Hopes of a humanitarian ceasefire ending fighting over Nagorno-Karabakh sank further on Thursday as the death toll mounted and Armenia and Azerbaijan accused each other of launching new attacks, Reuters reports.
Armenia accused Turkey of blocking flights carrying emergency aid from using its airspace, and Azerbaijan's president warned of "new victims and new bloodshed" from fighting over the mountain enclave that broke out on Sept. 27.
Azeri President Ilham Aliyev demanded that Armenia "halt attempts to capture liberated territories back" and said his country would take all regions of Nagorno-Karabakh if Armenia "acts negatively."
Last Saturday's ceasefire, aimed at letting the sides swap detainees and bodies of those killed in the clashes, has had little impact on the fighting around Nagorno-Karabakh, a mountain territory internationally recognised as part of Azerbaijan but populated and governed by ethnic Armenians.
In the deadliest flare-up since a 1990s war killed about 30,000 people, 604 Nagorno-Karabakh defence personnel have been killed, ethnic Armenian authorities say.
On Thursday, three Azeri civilians were killed and three were wounded during a funeral in Azerbaijan's Terter region when an artillery shell fell on a cemetery, presidential aid Hikmet Hajiyev said on Twitter.
That would add to Azeri estimates provided on Wednesday that 43 civilians had so far been killed. Baku does not disclose military casualties.

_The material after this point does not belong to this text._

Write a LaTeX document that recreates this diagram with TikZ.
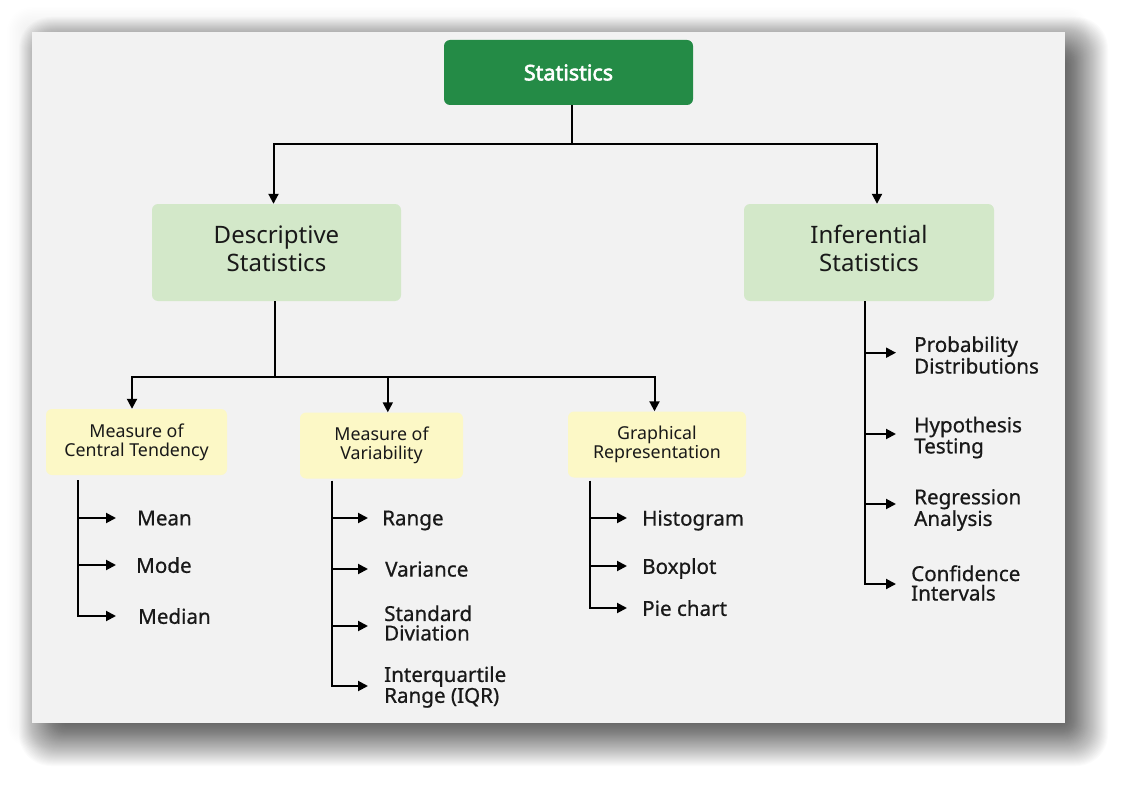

The prosecutor's office said earlier on Thursday that two civilians had been wounded in shelling of the Aghdam area.
The Armenian prosecutor-general's office said Azeri drones had killed two soldiers in the Vardenis region of Armenia on Wednesday, raising the Armenian military death toll to five. The servicemen were not involved in military action, it said.
A tweet from Nagorno-Karabakh's ombudsman accused Azerbaijan of using heavy rockets to target civilian infrastructure in the town of Stepanakert.
Reuters could not independently verify the reports.